Return every record below exactly as written, but leave out the pictures.

» GIVEN ENTRIES:
--- BEGIN ---
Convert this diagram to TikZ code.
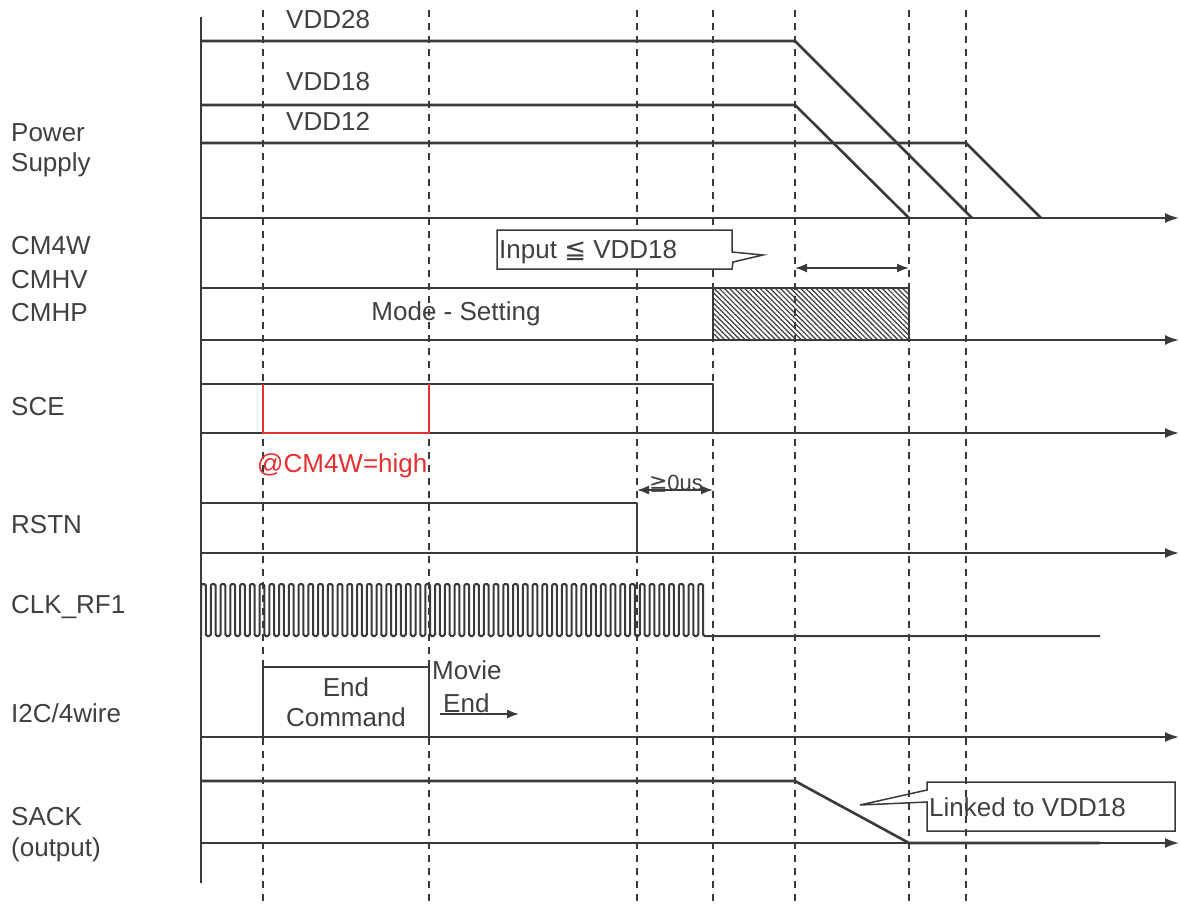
\documentclass[tikz,border=0pt]{standalone}
\usepackage{fontspec}
\setmainfont{Liberation Sans}
\newfontfamily\symfont{DejaVu Sans}
\usetikzlibrary{arrows.meta,patterns.meta}
\definecolor{sigcol}{HTML}{3A3A3A}
\definecolor{txtcol}{HTML}{404040}
\definecolor{redcol}{HTML}{E53030}
\begin{document}
\begin{tikzpicture}[x=1pt,y=-1pt,
  sig/.style={line width=2.6pt, draw=sigcol, line join=round},
  axisarrow/.style={line width=2pt, draw=sigcol, -{Latex[length=14pt,width=10pt]}},
  gridline/.style={dash pattern=on 7pt off 6pt, line width=1.4pt, draw=sigcol},
  dimarrow/.style={line width=1.6pt, draw=sigcol, {Latex[length=12pt,width=9pt]}-{Latex[length=12pt,width=9pt]}},
  calloutbox/.style={line width=1.5pt, draw=sigcol},
  lbl/.style={anchor=west, inner sep=0pt, font=\fontsize{26}{31}\selectfont, text=txtcol},
  ctr/.style={anchor=center, inner sep=0pt, font=\fontsize{26}{31}\selectfont, text=txtcol, align=center},
]
\useasboundingbox (0,0) rectangle (1180,903);

% dashed time markers
\foreach \x/\n in {263/a,429/b,637/c,713/d,795/e,909/f,966/g} {
  \coordinate (t\n top) at (\x,10);
  \coordinate (t\n bot) at (\x,903);
  \draw[gridline] (t\n top) -- (t\n bot);
}

% vertical axis
\coordinate (vtop) at (201,17);
\coordinate (vbot) at (201,883);
\draw[line width=2.4pt, draw=sigcol] (vtop) -- (vbot);

% horizontal axes
\foreach \y/\n in {218/pw,340/cm,433/sce,553/rst,737/iic,843/sack} {
  \coordinate (\n0) at (201,\y);
  \coordinate (\n1) at (1179,\y);
  \draw[axisarrow] (\n0) -- (\n1);
}

% ---------- Power supply ----------
\draw[sig] (201,41) -- (795,41) -- (972,218);
\draw[sig] (201,105) -- (795,105) -- (909,218);
\draw[sig] (201,143) -- (966,143) -- (1041,218);
\draw[sig] (201,218) -- (1100,218);
\node[lbl] (vdd28) at (286,20) {VDD28};
\node[lbl] (vdd18) at (286,82) {VDD18};
\node[lbl] (vdd12) at (286,121) {VDD12};
\node[lbl] (lpow) at (11,133) {Power};
\node[lbl] (lsup) at (11,165) {Supply};

% ---------- CM4W / CMHV / CMHP ----------
\node[lbl] (lcm1) at (11,246) {CM4W};
\node[lbl] (lcm2) at (11,280) {CMHV};
\node[lbl] (lcm3) at (11,313) {CMHP};
\draw[sig] (201,288) -- (909,288);
\draw[sig, pattern={Lines[angle=-45,distance=3.6pt,line width=1.2pt]}, pattern color=sigcol]
  (713,288) rectangle (909,340);
\node[ctr] (mode) at (456,314) {Mode - Setting};
\draw[calloutbox, fill=white] (497,230) -- (732,230) -- (732,252) -- (763,255) -- (733,262) -- (732,269) -- (497,269) -- cycle;
\node[lbl] (inp) at (499,252) {Input {\symfont ≦} VDD18};
\coordinate (da1) at (795,268);
\coordinate (da2) at (909,268);
\draw[dimarrow] (da1) -- (da2);

% ---------- SCE ----------
\node[lbl] (lsce) at (11,407) {SCE};
\draw[sig] (201,384) -- (713,384) -- (713,433);
\draw[line width=2.4pt, draw=redcol] (263,384) -- (263,433) -- (429,433) -- (429,384);
\node[lbl, text=redcol] (cm4w) at (257,466) {@CM4W=high};

% ---------- RSTN ----------
\node[lbl] (lrst) at (11,525) {RSTN};
\draw[sig] (201,503) -- (637,503) -- (637,553);
\coordinate (z1) at (637,490);
\coordinate (z2) at (713,490);
\draw[dimarrow] (z1) -- (z2);
\node[anchor=center, inner sep=0pt, font=\fontsize{22}{25}\selectfont, text=txtcol] (zus) at (676,484) {{\symfont ≧}0us};

% ---------- CLK_RF1 ----------
\node[lbl] (lclk) at (11,607) {CLK\_RF1};
\draw[line width=2pt, draw=sigcol, rounded corners=1.5pt] (201,636)
  \foreach \i in {0,...,51} { -- ++(0,-52) -- ++(4.875,0) -- ++(0,52) -- ++(4.875,0) }
  -- (1100,636);

% ---------- I2C/4wire ----------
\node[lbl] (liic) at (11,713) {I2C/4wire};
\draw[sig] (263,737) -- (263,667) -- (429,667) -- (429,737);
\node[ctr] (endc) at (346,702) {End\\[-1pt]Command};
\node[lbl] (movie) at (432,670) {Movie};
\node[lbl] (mend) at (443,703) {End};
\coordinate (ma1) at (440,714);
\coordinate (ma2) at (519,714);
\draw[line width=1.6pt, draw=sigcol, -{Latex[length=12pt,width=9pt]}] (ma1) -- (ma2);

% ---------- SACK ----------
\node[lbl] (lsack) at (11,817) {SACK};
\node[lbl] (lout) at (11,850) {(output)};
\draw[sig] (201,781) -- (795,781) -- (909,843) -- (1100,843);
\draw[calloutbox] (927,782) -- (1175,782) -- (1175,831) -- (927,831) -- (927,802) -- (860,805) -- (927,790) -- cycle;
\node[lbl] (link) at (929,807) {Linked to VDD18};
\end{tikzpicture}
\end{document}
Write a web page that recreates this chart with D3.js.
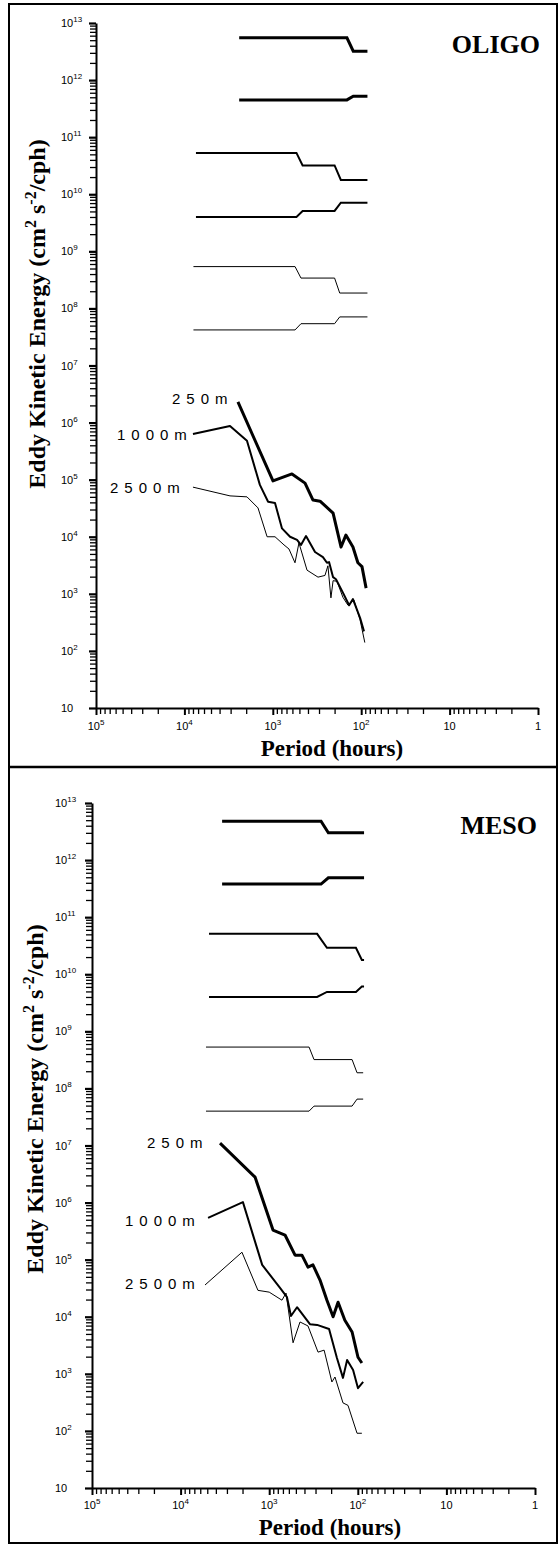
--- END ---
» THE ANSWER:
Convert this diagram to TikZ code.
\documentclass[tikz,border=0pt]{standalone}
\usepackage{fontspec}
\setmainfont{Liberation Sans}
\newfontfamily\symfont{DejaVu Sans}
\usetikzlibrary{arrows.meta,patterns.meta}
\definecolor{sigcol}{HTML}{3A3A3A}
\definecolor{txtcol}{HTML}{404040}
\definecolor{redcol}{HTML}{E53030}
\begin{document}
\begin{tikzpicture}[x=1pt,y=-1pt,
  sig/.style={line width=2.6pt, draw=sigcol, line join=round},
  axisarrow/.style={line width=2pt, draw=sigcol, -{Latex[length=14pt,width=10pt]}},
  gridline/.style={dash pattern=on 7pt off 6pt, line width=1.4pt, draw=sigcol},
  dimarrow/.style={line width=1.6pt, draw=sigcol, {Latex[length=12pt,width=9pt]}-{Latex[length=12pt,width=9pt]}},
  calloutbox/.style={line width=1.5pt, draw=sigcol},
  lbl/.style={anchor=west, inner sep=0pt, font=\fontsize{26}{31}\selectfont, text=txtcol},
  ctr/.style={anchor=center, inner sep=0pt, font=\fontsize{26}{31}\selectfont, text=txtcol, align=center},
]
\useasboundingbox (0,0) rectangle (1180,903);

% dashed time markers
\foreach \x/\n in {263/a,429/b,637/c,713/d,795/e,909/f,966/g} {
  \coordinate (t\n top) at (\x,10);
  \coordinate (t\n bot) at (\x,903);
  \draw[gridline] (t\n top) -- (t\n bot);
}

% vertical axis
\coordinate (vtop) at (201,17);
\coordinate (vbot) at (201,883);
\draw[line width=2.4pt, draw=sigcol] (vtop) -- (vbot);

% horizontal axes
\foreach \y/\n in {218/pw,340/cm,433/sce,553/rst,737/iic,843/sack} {
  \coordinate (\n0) at (201,\y);
  \coordinate (\n1) at (1179,\y);
  \draw[axisarrow] (\n0) -- (\n1);
}

% ---------- Power supply ----------
\draw[sig] (201,41) -- (795,41) -- (972,218);
\draw[sig] (201,105) -- (795,105) -- (909,218);
\draw[sig] (201,143) -- (966,143) -- (1041,218);
\draw[sig] (201,218) -- (1100,218);
\node[lbl] (vdd28) at (286,20) {VDD28};
\node[lbl] (vdd18) at (286,82) {VDD18};
\node[lbl] (vdd12) at (286,121) {VDD12};
\node[lbl] (lpow) at (11,133) {Power};
\node[lbl] (lsup) at (11,165) {Supply};

% ---------- CM4W / CMHV / CMHP ----------
\node[lbl] (lcm1) at (11,246) {CM4W};
\node[lbl] (lcm2) at (11,280) {CMHV};
\node[lbl] (lcm3) at (11,313) {CMHP};
\draw[sig] (201,288) -- (909,288);
\draw[sig, pattern={Lines[angle=-45,distance=3.6pt,line width=1.2pt]}, pattern color=sigcol]
  (713,288) rectangle (909,340);
\node[ctr] (mode) at (456,314) {Mode - Setting};
\draw[calloutbox, fill=white] (497,230) -- (732,230) -- (732,252) -- (763,255) -- (733,262) -- (732,269) -- (497,269) -- cycle;
\node[lbl] (inp) at (499,252) {Input {\symfont ≦} VDD18};
\coordinate (da1) at (795,268);
\coordinate (da2) at (909,268);
\draw[dimarrow] (da1) -- (da2);

% ---------- SCE ----------
\node[lbl] (lsce) at (11,407) {SCE};
\draw[sig] (201,384) -- (713,384) -- (713,433);
\draw[line width=2.4pt, draw=redcol] (263,384) -- (263,433) -- (429,433) -- (429,384);
\node[lbl, text=redcol] (cm4w) at (257,466) {@CM4W=high};

% ---------- RSTN ----------
\node[lbl] (lrst) at (11,525) {RSTN};
\draw[sig] (201,503) -- (637,503) -- (637,553);
\coordinate (z1) at (637,490);
\coordinate (z2) at (713,490);
\draw[dimarrow] (z1) -- (z2);
\node[anchor=center, inner sep=0pt, font=\fontsize{22}{25}\selectfont, text=txtcol] (zus) at (676,484) {{\symfont ≧}0us};

% ---------- CLK_RF1 ----------
\node[lbl] (lclk) at (11,607) {CLK\_RF1};
\draw[line width=2pt, draw=sigcol, rounded corners=1.5pt] (201,636)
  \foreach \i in {0,...,51} { -- ++(0,-52) -- ++(4.875,0) -- ++(0,52) -- ++(4.875,0) }
  -- (1100,636);

% ---------- I2C/4wire ----------
\node[lbl] (liic) at (11,713) {I2C/4wire};
\draw[sig] (263,737) -- (263,667) -- (429,667) -- (429,737);
\node[ctr] (endc) at (346,702) {End\\[-1pt]Command};
\node[lbl] (movie) at (432,670) {Movie};
\node[lbl] (mend) at (443,703) {End};
\coordinate (ma1) at (440,714);
\coordinate (ma2) at (519,714);
\draw[line width=1.6pt, draw=sigcol, -{Latex[length=12pt,width=9pt]}] (ma1) -- (ma2);

% ---------- SACK ----------
\node[lbl] (lsack) at (11,817) {SACK};
\node[lbl] (lout) at (11,850) {(output)};
\draw[sig] (201,781) -- (795,781) -- (909,843) -- (1100,843);
\draw[calloutbox] (927,782) -- (1175,782) -- (1175,831) -- (927,831) -- (927,802) -- (860,805) -- (927,790) -- cycle;
\node[lbl] (link) at (929,807) {Linked to VDD18};
\end{tikzpicture}
\end{document}
Write a web page that recreates this chart with D3.js.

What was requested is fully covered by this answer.